Hormis les remparts d’une médina impraticable et sale où le plastique chinois règne, on cherche vainement un endroit à visiter, les quelques bâtiments hérités de l’époque coloniale sont dégradés. Au nord, Il faut reconnaître aux entrepreneurs contemporains le mérite d’avoir parfaitement traduit l’esprit local dans l’architecture de la ville nouvelle dite Sfax El Jadida : tout y est étroit, tortueux, encombré et étouffant. Je me sens vite horriblement seul, une pointe d’angoisse me saisit si brusquement qu’un ange touché par ma détresse vient à mon secours. Je devine sur mon épaule une belle femme diaphane et douce qui me chuchote à l’oreille: Partez au plus vite Monsieur. Ici Monsieur vous n’êtes rien et vous ne pouvez vivre, observez ces regards vides qui nient la vie, devinez ces pensées vagues qui s’économisent à l’infini et ces milliers de rêves avortés. Tout glisse sur eux, seule l’idée du gain stimule leur cerveau. Parfois ils sont là, s’ils réalisent qu’il n’y rien à gagner, ils ne sont plus là, ils décrochent… N’attendez aucune compassion d’eux, on dit même qu’ils sont insensibles à leurs propres blessures ! Ils sont riches, ils ont tout mais tout manque puisque la vie n’est pas là. Je me retourne, l’ange n’est plus là. Elle a dû suivre ses propres conseils…
Alors je me dis tant pis et cherche légitimement la plage. Surprise ! Cette ville du littoral n’a plus de plage, des milliers de tonnes de déchets chimiques sont enfouis sous un remblai qui avance de 300 mètres dans la mer et vient s’arrêter devant une eau glauque où flottent des canettes de bière et des peaux de pastèque. Je lève la tête à la recherche du beau ciel de Tunisie mais mes narines sont prises d’assaut par les poussières de l’usine de phosphates qui trône sur la ville à l’ombre d’une montagne de phosphogypses, des déchets riches en métaux lourds et radioactifs qui flottent et recouvrent la plaine aride de Sfax à chaque coup de vent.
Après cette demi-journée à Sfax, je constate avec soulagement que la ville ferme vraiment à 18 heures. Un chauffeur de taxi m’explique fièrement que c’est pour éviter que les jeunes ne se dévergondent et pour qu’ils étudient bien, qu’ils travaillent mieux et pour qu’ils gagnent encore plus d’argent… Le chauffeur de taxi semble de plus en plus excité par ce crescendo de réussite et accélère dangereusement sur des artères défoncées, sombres et vides où bourdonnent des mobylettes aveugles. Sfax by night!
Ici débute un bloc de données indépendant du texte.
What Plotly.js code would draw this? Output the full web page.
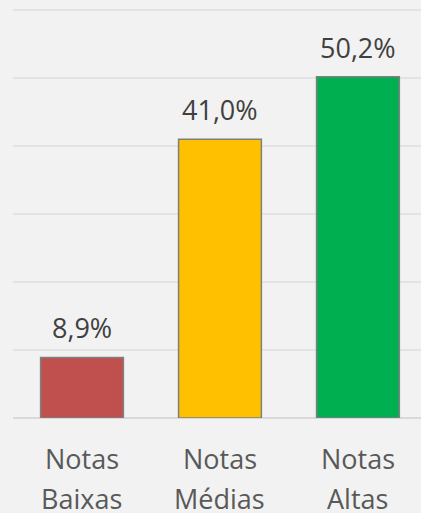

Mon ami me rejoint et me retrouve abattu sur une terrasse de café peuplée de dizaines de jeunes d’hommes diplômés et dépressifs qui sucent leur cigarette entre deux gorgées de café amer. Candidats certains pour la prochaine felouque à destination de Lampedusa…après un séjour de 12 heures à Sfax, je suis prêt à les rejoindre.
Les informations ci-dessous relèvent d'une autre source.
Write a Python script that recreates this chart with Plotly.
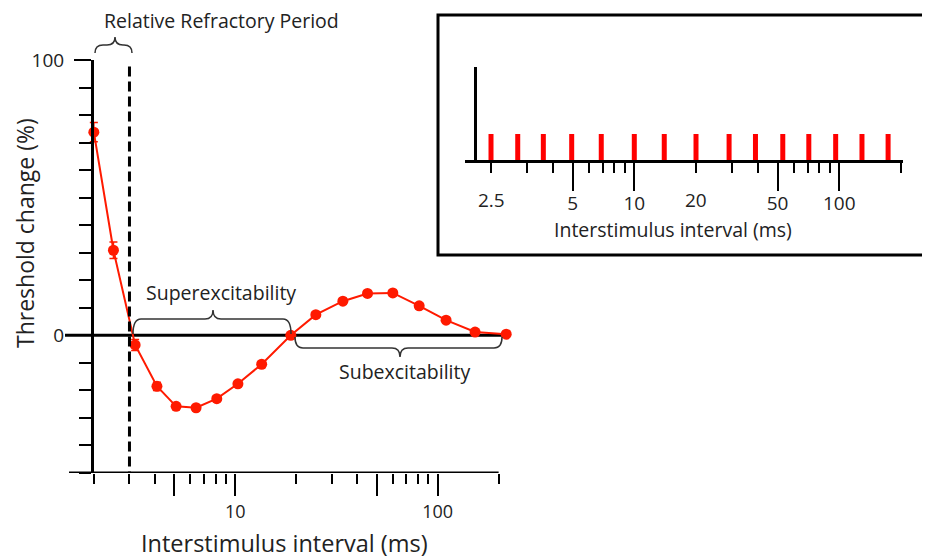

Mon ami m’expliquera aussi ce que je n’avais pas pu voir en un seul jour : la violence cachée des rapports sociaux et familiaux, le sort réservé aux femmes, les pratiques immuables de ces paysans riches reconvertis à l’industrie qui continuent d’échanger leur filles dans des mariages forcés pour conserver l’unité de leurs champs d’oliviers. Et surtout l’obsession de la réussite et des apparences dans ce qui n’est finalement qu’un village qui a mal grossi. Je lui demande si la révolution a pu apporter un changement, la réponse fut affirmative : les islamistes ont plus de 50% d’intentions de vote dans cette ville alors qu’ils plafonnent à 25% ailleurs en Tunisie…
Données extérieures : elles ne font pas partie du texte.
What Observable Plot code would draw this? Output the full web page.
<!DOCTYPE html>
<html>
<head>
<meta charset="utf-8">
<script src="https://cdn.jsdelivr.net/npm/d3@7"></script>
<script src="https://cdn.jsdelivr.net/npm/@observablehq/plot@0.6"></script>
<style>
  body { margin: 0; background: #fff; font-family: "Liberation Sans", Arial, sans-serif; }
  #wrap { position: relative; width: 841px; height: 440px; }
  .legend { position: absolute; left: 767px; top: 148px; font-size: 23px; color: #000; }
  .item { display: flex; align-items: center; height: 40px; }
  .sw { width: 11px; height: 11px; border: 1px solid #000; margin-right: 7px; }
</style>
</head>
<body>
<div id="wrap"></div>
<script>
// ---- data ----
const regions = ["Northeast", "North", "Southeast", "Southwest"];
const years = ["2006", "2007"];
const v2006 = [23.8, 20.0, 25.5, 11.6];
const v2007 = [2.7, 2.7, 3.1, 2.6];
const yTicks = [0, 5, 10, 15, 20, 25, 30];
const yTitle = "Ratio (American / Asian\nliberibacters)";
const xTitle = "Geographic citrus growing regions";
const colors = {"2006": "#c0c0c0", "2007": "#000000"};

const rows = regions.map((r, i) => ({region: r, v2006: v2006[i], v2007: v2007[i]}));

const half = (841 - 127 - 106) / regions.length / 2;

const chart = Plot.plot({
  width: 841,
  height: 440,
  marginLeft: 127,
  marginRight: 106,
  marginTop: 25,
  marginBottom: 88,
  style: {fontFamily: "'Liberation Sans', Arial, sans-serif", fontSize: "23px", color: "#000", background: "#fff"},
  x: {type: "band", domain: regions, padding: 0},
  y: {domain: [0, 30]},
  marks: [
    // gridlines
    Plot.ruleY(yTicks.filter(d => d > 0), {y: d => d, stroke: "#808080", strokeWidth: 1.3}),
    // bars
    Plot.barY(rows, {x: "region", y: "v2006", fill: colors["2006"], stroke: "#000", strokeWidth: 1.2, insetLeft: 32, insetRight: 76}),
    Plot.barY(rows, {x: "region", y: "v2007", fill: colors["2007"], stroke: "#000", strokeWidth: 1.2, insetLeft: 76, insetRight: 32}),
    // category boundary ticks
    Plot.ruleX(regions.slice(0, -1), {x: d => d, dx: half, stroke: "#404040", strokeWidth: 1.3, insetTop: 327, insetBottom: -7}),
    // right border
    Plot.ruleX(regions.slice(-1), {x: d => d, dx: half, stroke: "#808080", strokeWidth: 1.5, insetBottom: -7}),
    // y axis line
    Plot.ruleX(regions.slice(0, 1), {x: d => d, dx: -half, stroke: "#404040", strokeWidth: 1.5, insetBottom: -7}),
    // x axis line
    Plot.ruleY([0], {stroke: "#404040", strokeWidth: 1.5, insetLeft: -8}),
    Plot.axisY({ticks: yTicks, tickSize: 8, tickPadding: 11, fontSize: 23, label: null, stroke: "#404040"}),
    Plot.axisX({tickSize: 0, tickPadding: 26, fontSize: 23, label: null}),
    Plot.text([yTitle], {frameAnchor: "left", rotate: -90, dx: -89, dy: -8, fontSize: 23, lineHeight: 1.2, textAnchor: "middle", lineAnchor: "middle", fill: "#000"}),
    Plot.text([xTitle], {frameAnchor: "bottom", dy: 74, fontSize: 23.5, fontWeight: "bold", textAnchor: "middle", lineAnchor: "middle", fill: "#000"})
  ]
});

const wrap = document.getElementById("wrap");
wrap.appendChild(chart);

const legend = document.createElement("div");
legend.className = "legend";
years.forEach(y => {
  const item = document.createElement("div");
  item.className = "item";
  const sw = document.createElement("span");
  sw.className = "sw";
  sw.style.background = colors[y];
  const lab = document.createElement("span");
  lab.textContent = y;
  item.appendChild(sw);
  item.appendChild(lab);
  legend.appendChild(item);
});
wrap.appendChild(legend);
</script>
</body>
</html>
D’un commun accord, quasiment comme une évidence nousquittons Sfax le lendemain pour aller voir le magnifique amphithéâtre d’El Jem et son musée de mosaïques romaines émouvantes et raffinées, puis vers la belle Mahdia, sa médina rayonnante et ses plages translucides. Loin de Sfax, de cette anomalie sur le corps sensuel de la belle Tunisie. Après quelques bières et un long silence méditatif, mon ami réussit à rétablir la cohérence qui nous avait échappé jusque là : chaque corps, aussi beau soit-il, a son trou du cul. Une manière de faire entrer Sfax dans les anales !
Je me demande pourquoi j’écris tout cela. Je devrais imiter mes amis révolutionnaires tunisiens et lancer : Sfax ? Dégage! Rien à voir!… Ou utiliser l’efficace formule british : Sfax Sucks ! C’est cheap mais ça fait du bien quand même.